| HN Mirror

Y	Hacker News new \| ask \| show \| jobs

by mschuster91 1649 days ago

If you're doing user-supplied CSVs, definitely... but if you are ingesting CSVs from a known source with known format (<insert audible sigh here>) it can definitely make sense to use a high-speed optimized ingester.

One might wonder if it might be worth the time to look into optimising the runtimes of various languages. I took a look, all operate on naive byte-by-byte scanning, and all sans PHP are written in the respective language which means any form of SIMD optimization is right off the table (okay, maybe something could be done in Java, but it seems incredibly complex, see https://www.morling.dev/blog/fizzbuzz-simd-style/):

- PHP isn't optimized anywhere, but at least it's C: https://github.com/php/php-src/blob/1c0e613cf1a24cdc159861e4...

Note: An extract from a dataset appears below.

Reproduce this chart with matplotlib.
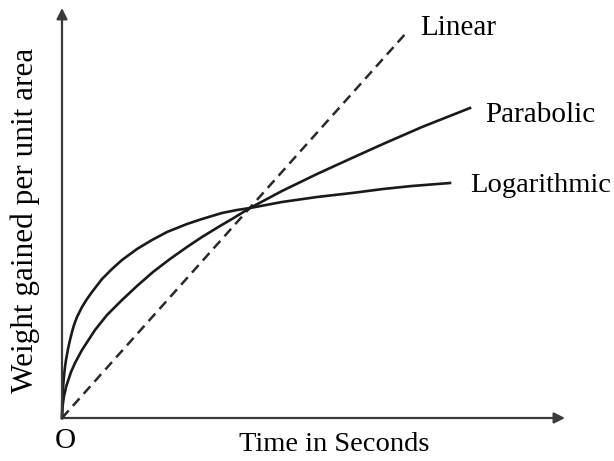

- Python's C implementation is the same: https://github.com/python/cpython/blob/main/Modules/_csv.c

- Java doesn't have a "standard" way at all (https://www.baeldung.com/java-csv-file-array), and OpenCSV seems the usual object-oriented hell (https://sourceforge.net/p/opencsv/source/ci/master/tree/src/...).

- Ruby's CSV is native Ruby: https://github.com/ruby/ruby/blob/bd65757f394255ceeb2c958e87...

3 comments

__s 1649 days ago

Python's csv imports _csv for core functionality, which is C: https://github.com/python/cpython/blob/main/Modules/_csv.c

link

mschuster91 1649 days ago

Thanks! Updated accordingly.

link

jwandborg 1648 days ago

You should update "all sans PHP" to reflect the update.

link

clscott 1649 days ago

Perl's best known library Terxt::CSV has both a pure-perl and a C implementation.

Here is the C version

https://github.com/Tux/Text-CSV_XS/blob/master/CSV_XS.xs

link

nickpeterson 1649 days ago

It’s funny, csv files are so common and yet many mainstream languages don’t even attempt a decent parser baked in. I think dotnet has 3-4 different ones and as I recall they’re all pretty slow.

link

jwandborg 1648 days ago

There's multiple dialects of CSV. Besides the more standardish dialect there are some weird ones that prevent some types of optimization. I remember Apple's "Enterprise Partner Feed" had a dialect I've never seen elsewhere so far. Columns were separated by 0x01, rows were separated by 0x02 0x0A.

The row separator being two bytes throws a wrench in most parsers.

link

ipdashc 1648 days ago

What a bizarre choice. If they're going to commit to weird ASCII control chars you'd think they could just use 0x1C to 0x1F, which are explicitly intended as delimiters/Separators... sigh. (I've always wondered why more people don't use the various Separators, but I admit human-readability is a big advantage)

link

mschuster91 1648 days ago

> The row separator being two bytes throws a wrench in most parsers.

Huh? Anything that ingests Windows-origin files needs to be capable with \r\n by default.

link